Stated exercise: Extract the lines from the start through the line that holds "totals = [256, 11, 113, 93, 17, 27]", both included, omitting all images.

= = = =

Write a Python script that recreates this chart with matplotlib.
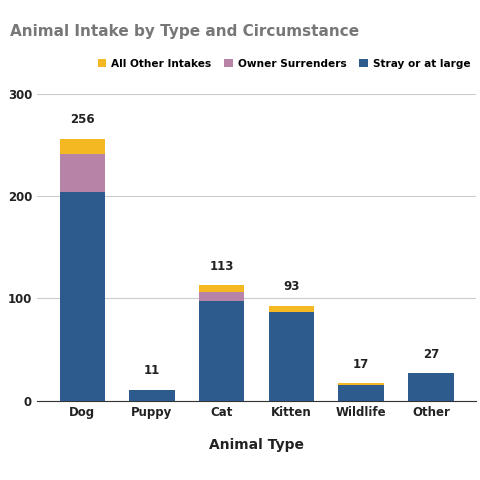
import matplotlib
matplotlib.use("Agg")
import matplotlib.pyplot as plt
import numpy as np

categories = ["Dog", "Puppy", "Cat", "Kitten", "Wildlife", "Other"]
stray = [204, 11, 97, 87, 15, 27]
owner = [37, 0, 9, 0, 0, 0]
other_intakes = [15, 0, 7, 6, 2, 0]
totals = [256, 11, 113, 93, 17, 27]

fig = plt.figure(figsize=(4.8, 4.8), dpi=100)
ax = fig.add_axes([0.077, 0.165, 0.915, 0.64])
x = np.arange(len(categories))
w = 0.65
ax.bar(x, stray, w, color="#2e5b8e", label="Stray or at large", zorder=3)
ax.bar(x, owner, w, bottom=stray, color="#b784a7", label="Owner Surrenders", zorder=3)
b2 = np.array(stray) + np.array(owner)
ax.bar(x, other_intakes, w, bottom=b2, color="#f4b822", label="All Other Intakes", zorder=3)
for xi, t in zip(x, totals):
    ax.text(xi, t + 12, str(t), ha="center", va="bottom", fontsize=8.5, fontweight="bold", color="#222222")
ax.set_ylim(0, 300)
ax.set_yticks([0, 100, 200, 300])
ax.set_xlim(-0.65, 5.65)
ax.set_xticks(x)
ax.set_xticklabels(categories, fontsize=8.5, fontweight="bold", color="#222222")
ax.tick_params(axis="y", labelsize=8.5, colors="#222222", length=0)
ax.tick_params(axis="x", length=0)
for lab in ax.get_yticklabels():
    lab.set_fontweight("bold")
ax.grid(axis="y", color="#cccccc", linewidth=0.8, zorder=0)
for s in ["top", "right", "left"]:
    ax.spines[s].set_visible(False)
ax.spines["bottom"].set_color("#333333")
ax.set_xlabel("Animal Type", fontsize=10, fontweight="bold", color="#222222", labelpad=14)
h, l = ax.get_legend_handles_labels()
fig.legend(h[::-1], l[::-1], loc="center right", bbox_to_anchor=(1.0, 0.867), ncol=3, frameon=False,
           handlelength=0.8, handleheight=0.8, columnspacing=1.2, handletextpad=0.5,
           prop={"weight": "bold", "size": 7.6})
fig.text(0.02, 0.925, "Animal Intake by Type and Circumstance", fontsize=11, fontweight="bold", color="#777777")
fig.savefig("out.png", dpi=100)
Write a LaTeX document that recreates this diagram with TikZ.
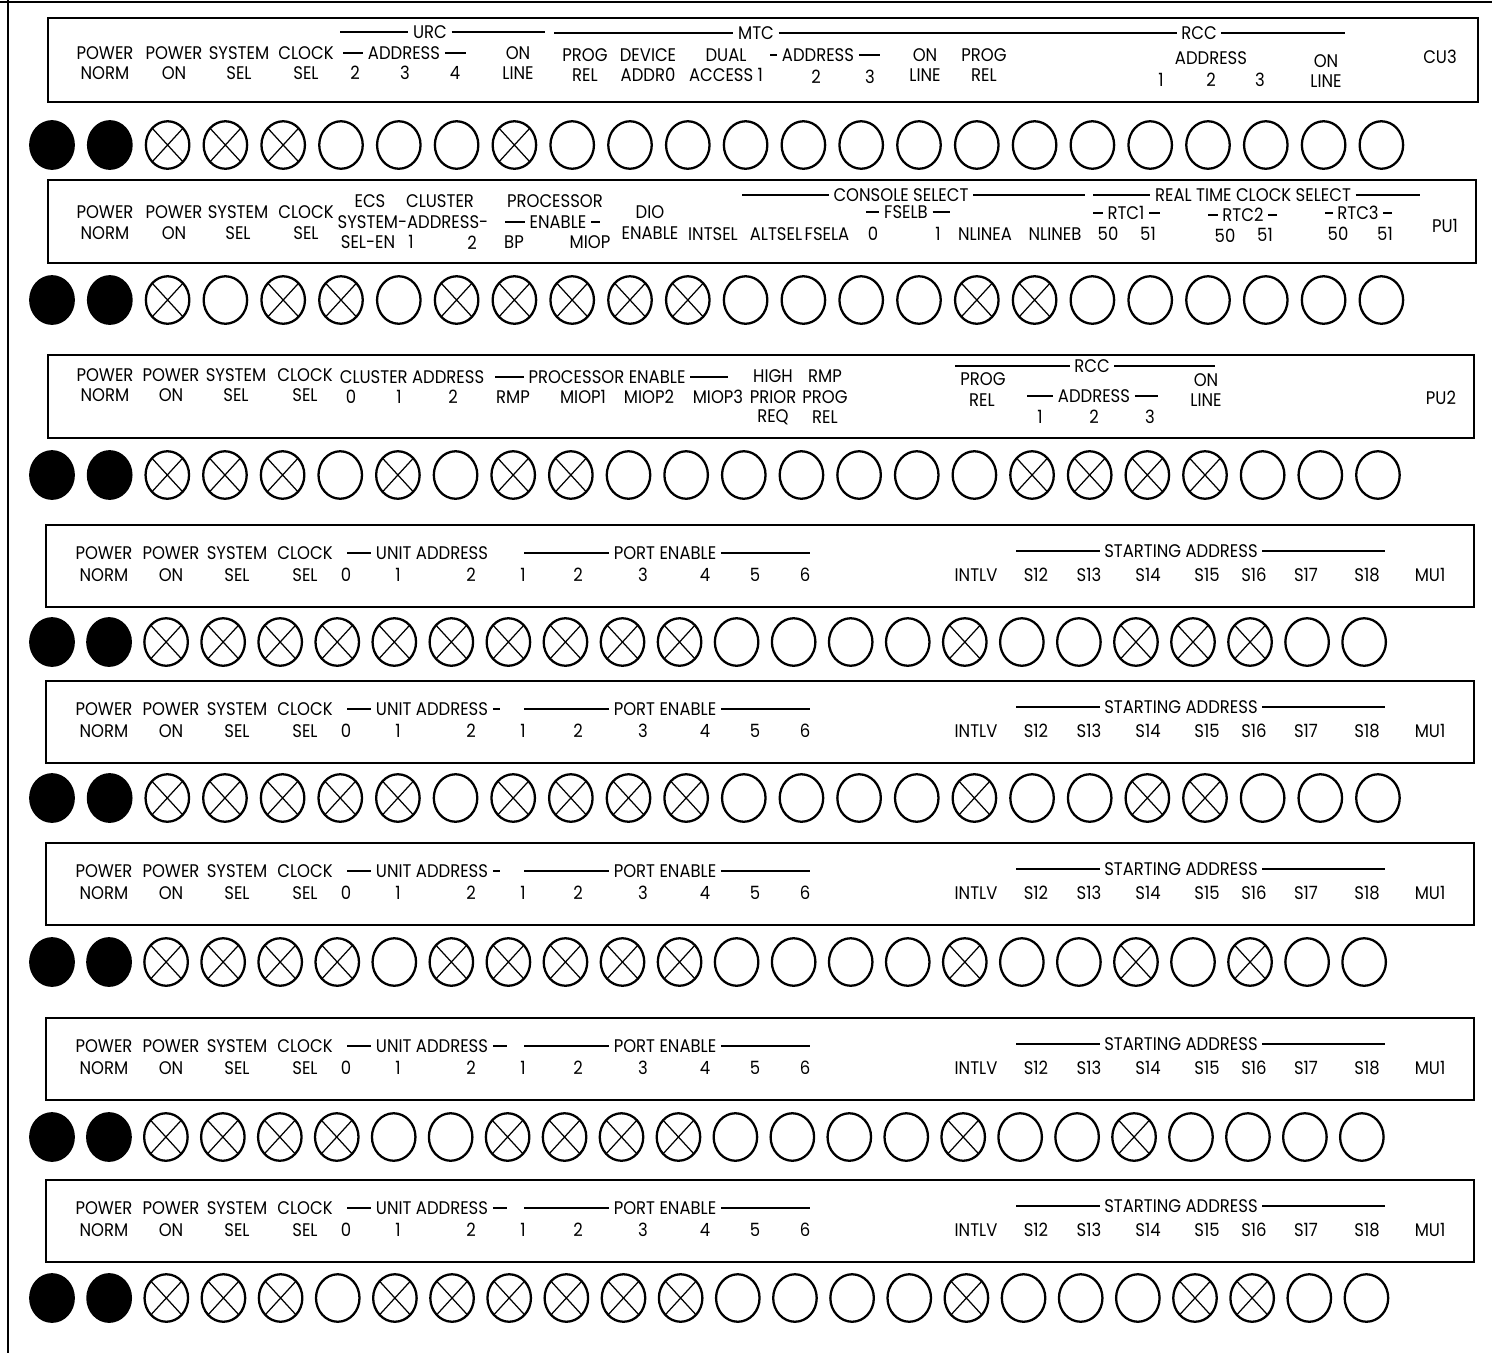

= = = =

Completed task:
Write a Python script that recreates this chart with matplotlib.
import matplotlib
matplotlib.use("Agg")
import matplotlib.pyplot as plt
import numpy as np

categories = ["Dog", "Puppy", "Cat", "Kitten", "Wildlife", "Other"]
stray = [204, 11, 97, 87, 15, 27]
owner = [37, 0, 9, 0, 0, 0]
other_intakes = [15, 0, 7, 6, 2, 0]
totals = [256, 11, 113, 93, 17, 27]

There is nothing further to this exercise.